Ik neem een kort ademmomentje en laat de nieuwe informatie op mijn collega’s inwerken.
Dit is niet de enige mogelijkheid om de leerlingen een stukje eigen verantwoordelijkheid te laten behouden, en alsnog een telefoonbeleid te handhaven. De mobieltjes zijn nou eenmaal onderdeel van onze samenleving, onze jongeren zijn nou eenmaal onderdeel van de smartphone-generatie. We hebben twee opties; of we blijven angstvallig tegen de nieuwe technologie aanschoppen of we kiezen ervoor om deze technologie in beperkte kaders te omarmen en gebruik van te maken.
Honderden gedachtes spoken door mijn hoofd, ik loop richting het graf van mijn zoon. Ik kan er niet met mijn hoofd bij hoe oneerlijk het is dat zijn leven hem is ontnomen. Gijs was fel tegen telefoonverbod, in alle mogelijke vormen zette hij zich er tegen af. Ironisch genoeg heb ik meerdere gesprekken met hem gevoerd over dat het nou eenmaal de regels van de school zijn en dat hij zich hier aan zal moeten houden, zelfs als hij het er niet mee eens is. Er is geen moment geweest waarop ik tijdens de gesprekken over dit onderwerp mijn persoonlijke mening door heb laten schemeren. Als docent en ouder vond ik het mijn plicht om Gijs te behoeden voor de gevaren van het opstaan tegen de regels, heb ik tegen hem gezegd dat hij zich koest moest houden ondanks dat ik stiekem kon begrijpen dat hij zich voelde alsof zijn eigen verantwoordelijkheid hem werd ontnomen. Gijs luisterde niet, tijdens zijn tussenuur stak hij de weg over, kijkend op zijn telefoon, zich onbewust van de wereld om zich heen. De vrachtwagen was te laat met remmen en Gijs zijn telefoon belandde aan de andere kant van de weg.
Retorica, de kunst van het spreken.
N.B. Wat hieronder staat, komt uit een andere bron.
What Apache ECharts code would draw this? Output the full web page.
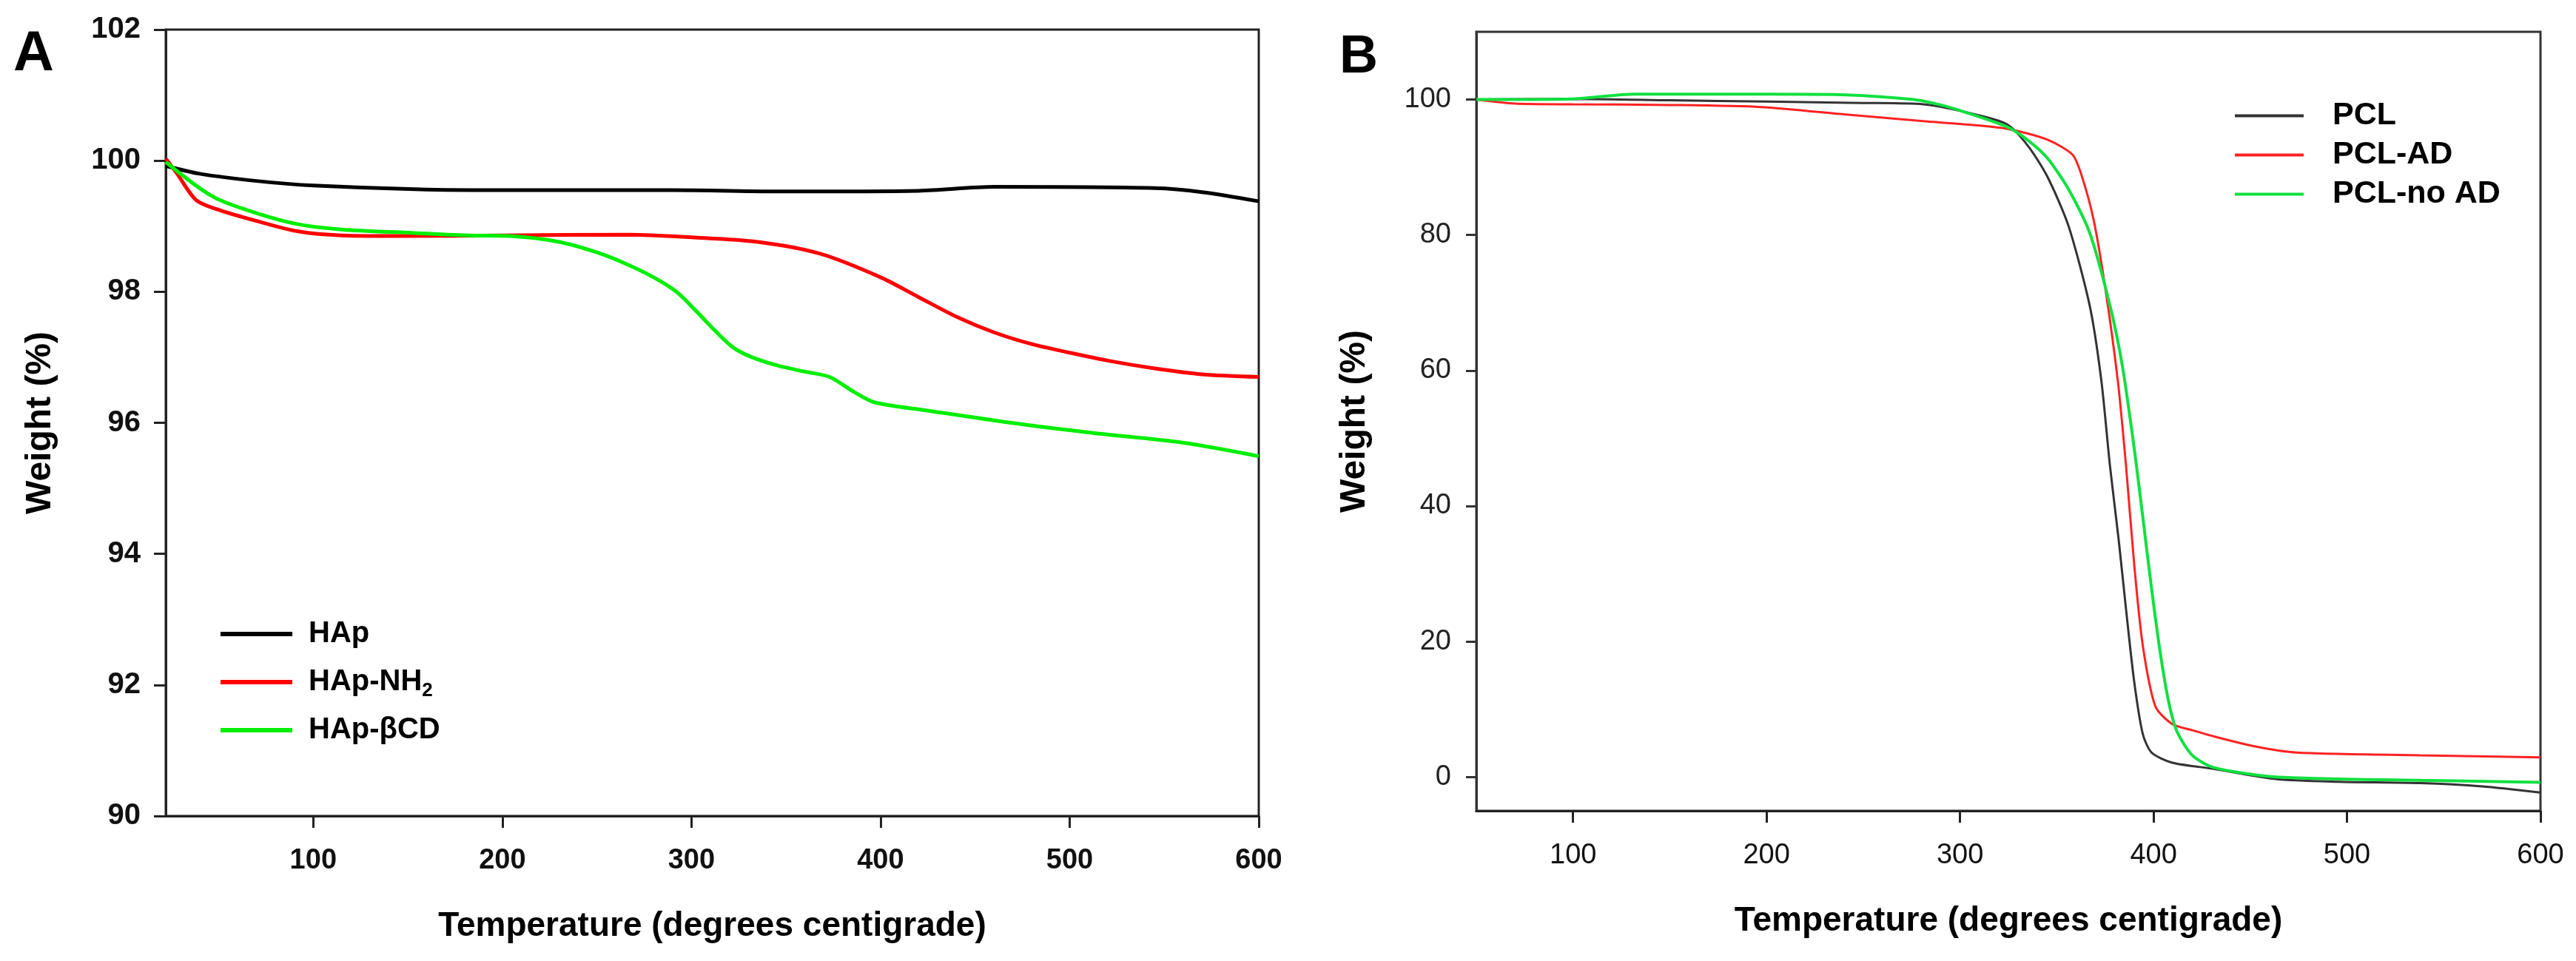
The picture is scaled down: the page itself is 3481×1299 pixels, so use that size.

Als docent Nederlands kan ik uren debatteren en discussiëren over dit belangrijke onderdeel van de taal, maar op het moment dat ik het belletje kreeg over dat er iets met Gijs gebeurd was, was ik voor het eerst in mijn leven sprakeloos. Honderden gedachtes schoten door mijn hoofd, maar voor nu is het voor mij belangrijk om af te maken waar Gijs aan begonnen was; vechten voor eigen verantwoordelijkheid rondom telefoongebruik op school.
Tijdens het ongeluk was Gijs zijn telefoon ontgrendeld. Hij was bezig met het beantwoorden van wachtende appjes, die niet langer konden wachten waardoor ze nu nooit beantwoord zullen worden.